▶ **Instruction**: From the line with "What Plotly code" to the line with "import plotly.graph_objects as go", both included, repeat each line exactly and leave out the pictures.

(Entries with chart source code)
** begin **

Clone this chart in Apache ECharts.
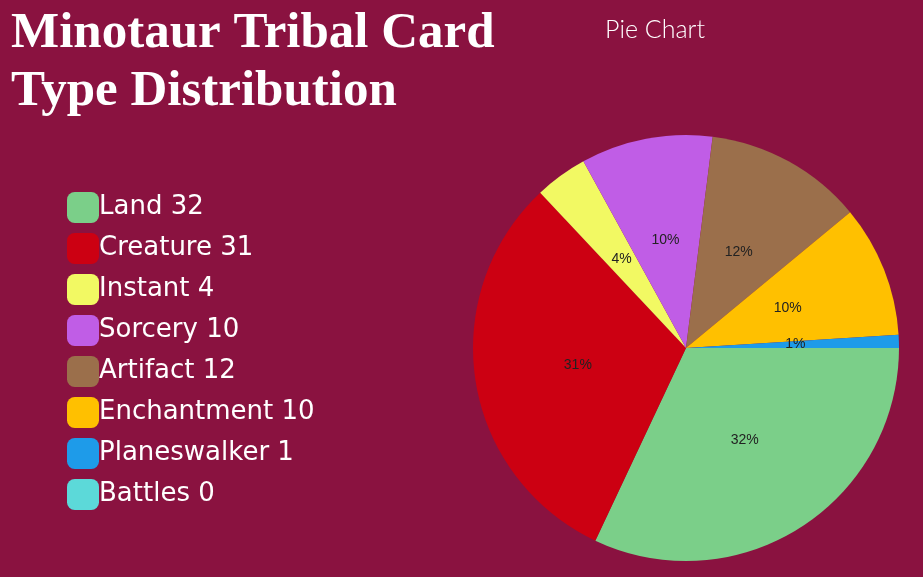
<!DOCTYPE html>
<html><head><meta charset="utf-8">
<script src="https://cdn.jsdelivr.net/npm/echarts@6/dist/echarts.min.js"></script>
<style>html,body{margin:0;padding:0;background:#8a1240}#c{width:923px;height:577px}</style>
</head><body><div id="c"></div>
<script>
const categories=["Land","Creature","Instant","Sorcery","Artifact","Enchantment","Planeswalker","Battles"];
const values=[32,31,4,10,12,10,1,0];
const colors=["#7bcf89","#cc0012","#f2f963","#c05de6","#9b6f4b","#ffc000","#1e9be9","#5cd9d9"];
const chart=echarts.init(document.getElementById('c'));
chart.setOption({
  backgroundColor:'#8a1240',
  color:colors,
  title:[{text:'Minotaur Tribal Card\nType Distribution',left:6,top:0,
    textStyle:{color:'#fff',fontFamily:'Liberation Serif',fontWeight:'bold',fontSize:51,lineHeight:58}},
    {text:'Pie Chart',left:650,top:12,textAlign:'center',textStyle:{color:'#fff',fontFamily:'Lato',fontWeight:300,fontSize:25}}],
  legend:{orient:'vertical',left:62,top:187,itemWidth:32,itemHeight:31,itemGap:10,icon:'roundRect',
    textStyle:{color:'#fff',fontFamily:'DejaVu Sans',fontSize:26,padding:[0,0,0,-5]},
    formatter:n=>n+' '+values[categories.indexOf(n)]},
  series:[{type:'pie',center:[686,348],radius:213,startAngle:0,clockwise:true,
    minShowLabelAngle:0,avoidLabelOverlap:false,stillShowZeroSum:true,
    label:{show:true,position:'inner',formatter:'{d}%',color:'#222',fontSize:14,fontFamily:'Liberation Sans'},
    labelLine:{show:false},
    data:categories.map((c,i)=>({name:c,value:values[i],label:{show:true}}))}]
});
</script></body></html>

** end **
** begin **

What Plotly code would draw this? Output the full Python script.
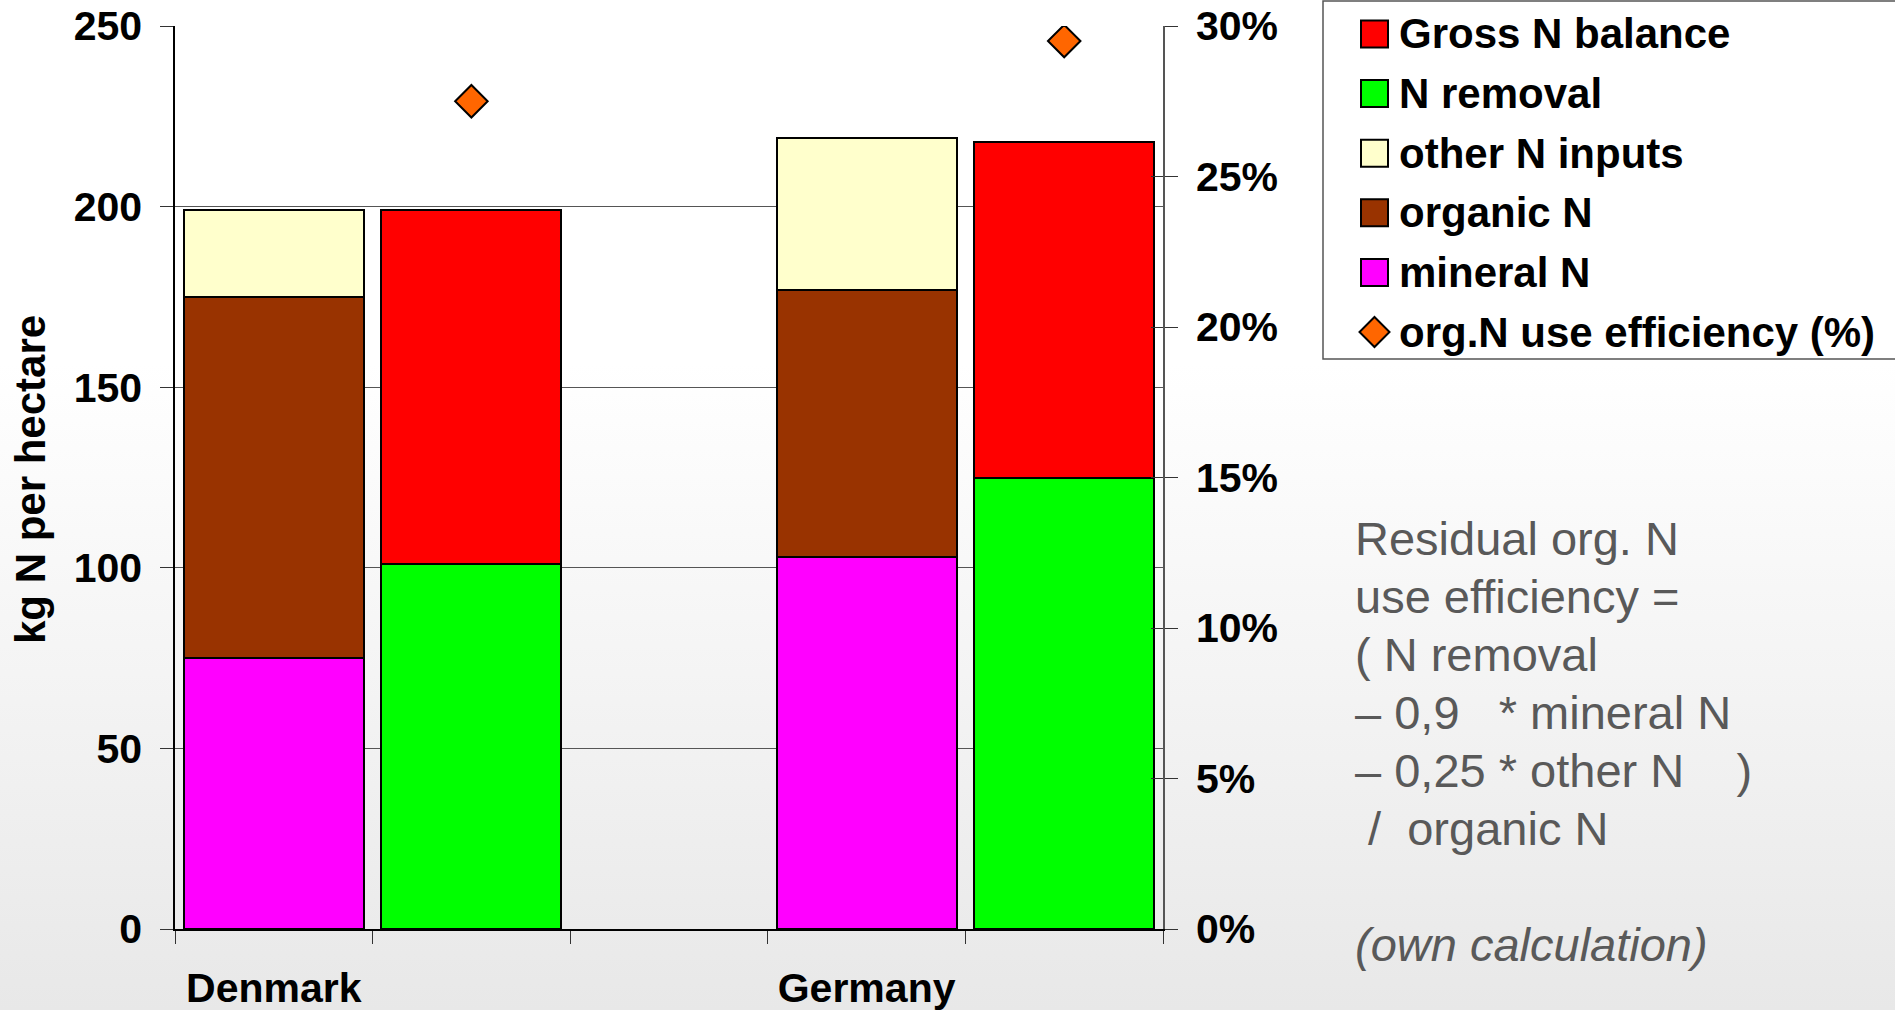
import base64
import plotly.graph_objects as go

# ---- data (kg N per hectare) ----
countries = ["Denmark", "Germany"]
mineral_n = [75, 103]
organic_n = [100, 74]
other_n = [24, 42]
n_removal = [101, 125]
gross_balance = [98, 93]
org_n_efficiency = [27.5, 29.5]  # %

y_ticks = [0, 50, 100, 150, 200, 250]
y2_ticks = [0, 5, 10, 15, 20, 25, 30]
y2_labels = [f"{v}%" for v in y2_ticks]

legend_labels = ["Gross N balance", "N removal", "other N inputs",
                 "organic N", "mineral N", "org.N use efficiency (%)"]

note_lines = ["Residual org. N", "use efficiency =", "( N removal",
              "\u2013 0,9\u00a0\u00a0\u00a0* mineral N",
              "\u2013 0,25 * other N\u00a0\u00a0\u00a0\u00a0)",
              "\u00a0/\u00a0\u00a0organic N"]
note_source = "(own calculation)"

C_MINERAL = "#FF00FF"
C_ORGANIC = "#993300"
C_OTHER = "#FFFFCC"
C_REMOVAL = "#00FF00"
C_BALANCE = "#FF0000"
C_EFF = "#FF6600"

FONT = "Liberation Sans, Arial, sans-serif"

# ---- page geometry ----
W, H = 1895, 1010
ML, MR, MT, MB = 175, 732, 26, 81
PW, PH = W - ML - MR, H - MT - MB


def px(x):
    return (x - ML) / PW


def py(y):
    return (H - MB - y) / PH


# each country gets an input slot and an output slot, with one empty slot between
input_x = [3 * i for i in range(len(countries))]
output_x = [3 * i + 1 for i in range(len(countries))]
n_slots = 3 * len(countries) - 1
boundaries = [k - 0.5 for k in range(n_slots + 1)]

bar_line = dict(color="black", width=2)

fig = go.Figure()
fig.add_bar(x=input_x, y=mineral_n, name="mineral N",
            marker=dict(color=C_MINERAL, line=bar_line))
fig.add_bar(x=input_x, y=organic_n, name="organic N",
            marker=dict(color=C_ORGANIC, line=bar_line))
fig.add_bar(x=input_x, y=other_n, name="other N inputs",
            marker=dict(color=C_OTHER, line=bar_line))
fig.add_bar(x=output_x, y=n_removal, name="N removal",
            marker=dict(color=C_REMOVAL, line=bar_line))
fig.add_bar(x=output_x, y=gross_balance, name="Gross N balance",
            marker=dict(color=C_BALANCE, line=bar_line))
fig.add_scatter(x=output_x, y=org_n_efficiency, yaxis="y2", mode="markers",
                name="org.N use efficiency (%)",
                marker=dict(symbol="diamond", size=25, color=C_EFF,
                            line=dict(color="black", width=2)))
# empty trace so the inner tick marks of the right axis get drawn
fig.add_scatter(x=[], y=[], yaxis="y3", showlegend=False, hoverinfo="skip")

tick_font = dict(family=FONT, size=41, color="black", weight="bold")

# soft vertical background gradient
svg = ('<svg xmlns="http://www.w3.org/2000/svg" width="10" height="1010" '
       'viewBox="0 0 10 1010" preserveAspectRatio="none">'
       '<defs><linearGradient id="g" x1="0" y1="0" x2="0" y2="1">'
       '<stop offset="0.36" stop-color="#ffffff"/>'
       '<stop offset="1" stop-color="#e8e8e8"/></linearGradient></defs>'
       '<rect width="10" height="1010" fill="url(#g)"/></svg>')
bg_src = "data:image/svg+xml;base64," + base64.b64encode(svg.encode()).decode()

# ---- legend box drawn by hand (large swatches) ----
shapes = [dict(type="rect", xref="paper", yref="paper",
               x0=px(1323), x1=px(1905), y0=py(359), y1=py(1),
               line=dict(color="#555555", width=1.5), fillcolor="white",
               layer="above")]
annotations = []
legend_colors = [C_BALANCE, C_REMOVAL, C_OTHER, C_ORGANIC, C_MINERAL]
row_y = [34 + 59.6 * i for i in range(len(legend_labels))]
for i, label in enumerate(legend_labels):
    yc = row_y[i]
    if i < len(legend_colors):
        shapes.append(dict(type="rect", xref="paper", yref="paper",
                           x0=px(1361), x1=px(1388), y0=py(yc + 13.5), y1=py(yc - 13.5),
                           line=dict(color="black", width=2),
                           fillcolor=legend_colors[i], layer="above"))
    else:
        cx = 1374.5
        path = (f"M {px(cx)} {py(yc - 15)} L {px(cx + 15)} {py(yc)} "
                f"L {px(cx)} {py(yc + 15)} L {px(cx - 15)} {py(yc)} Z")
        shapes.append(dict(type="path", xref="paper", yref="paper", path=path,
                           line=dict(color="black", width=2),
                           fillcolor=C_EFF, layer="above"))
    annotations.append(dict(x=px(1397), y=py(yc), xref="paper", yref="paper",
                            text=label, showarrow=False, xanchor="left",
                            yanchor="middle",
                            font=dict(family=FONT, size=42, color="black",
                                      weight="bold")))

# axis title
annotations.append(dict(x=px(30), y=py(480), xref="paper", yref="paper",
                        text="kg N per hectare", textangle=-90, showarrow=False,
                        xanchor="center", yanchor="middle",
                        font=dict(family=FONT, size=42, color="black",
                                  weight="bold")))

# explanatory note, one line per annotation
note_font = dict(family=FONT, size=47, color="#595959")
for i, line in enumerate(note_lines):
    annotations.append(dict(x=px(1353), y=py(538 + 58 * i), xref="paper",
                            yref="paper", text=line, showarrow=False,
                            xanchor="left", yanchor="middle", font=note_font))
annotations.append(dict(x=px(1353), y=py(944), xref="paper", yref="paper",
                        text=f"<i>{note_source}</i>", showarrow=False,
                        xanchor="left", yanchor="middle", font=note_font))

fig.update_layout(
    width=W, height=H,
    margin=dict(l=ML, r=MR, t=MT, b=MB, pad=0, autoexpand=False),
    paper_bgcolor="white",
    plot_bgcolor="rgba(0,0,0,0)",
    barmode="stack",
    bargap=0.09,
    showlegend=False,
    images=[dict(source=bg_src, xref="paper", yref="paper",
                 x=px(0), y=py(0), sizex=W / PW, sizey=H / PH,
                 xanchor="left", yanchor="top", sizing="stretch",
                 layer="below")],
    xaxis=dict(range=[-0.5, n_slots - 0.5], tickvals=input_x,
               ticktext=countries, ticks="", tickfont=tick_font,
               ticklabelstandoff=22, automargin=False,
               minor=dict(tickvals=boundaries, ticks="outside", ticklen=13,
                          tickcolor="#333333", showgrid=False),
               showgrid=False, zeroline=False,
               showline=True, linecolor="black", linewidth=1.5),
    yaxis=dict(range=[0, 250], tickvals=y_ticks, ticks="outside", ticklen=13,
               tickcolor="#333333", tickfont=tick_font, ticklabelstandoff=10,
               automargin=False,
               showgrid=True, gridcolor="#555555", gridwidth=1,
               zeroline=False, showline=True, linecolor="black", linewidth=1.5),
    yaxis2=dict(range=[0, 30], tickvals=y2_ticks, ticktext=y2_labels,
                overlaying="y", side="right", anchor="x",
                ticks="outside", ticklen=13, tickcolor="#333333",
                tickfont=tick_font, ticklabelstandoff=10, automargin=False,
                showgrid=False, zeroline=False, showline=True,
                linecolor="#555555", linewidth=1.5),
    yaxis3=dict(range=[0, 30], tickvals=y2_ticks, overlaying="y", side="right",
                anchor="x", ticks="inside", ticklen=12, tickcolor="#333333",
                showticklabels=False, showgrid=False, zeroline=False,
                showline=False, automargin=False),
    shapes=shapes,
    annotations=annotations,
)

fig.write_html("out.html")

** end **

▶ **Written solution**:
What Plotly code would draw this? Output the full Python script.
import base64
import plotly.graph_objects as go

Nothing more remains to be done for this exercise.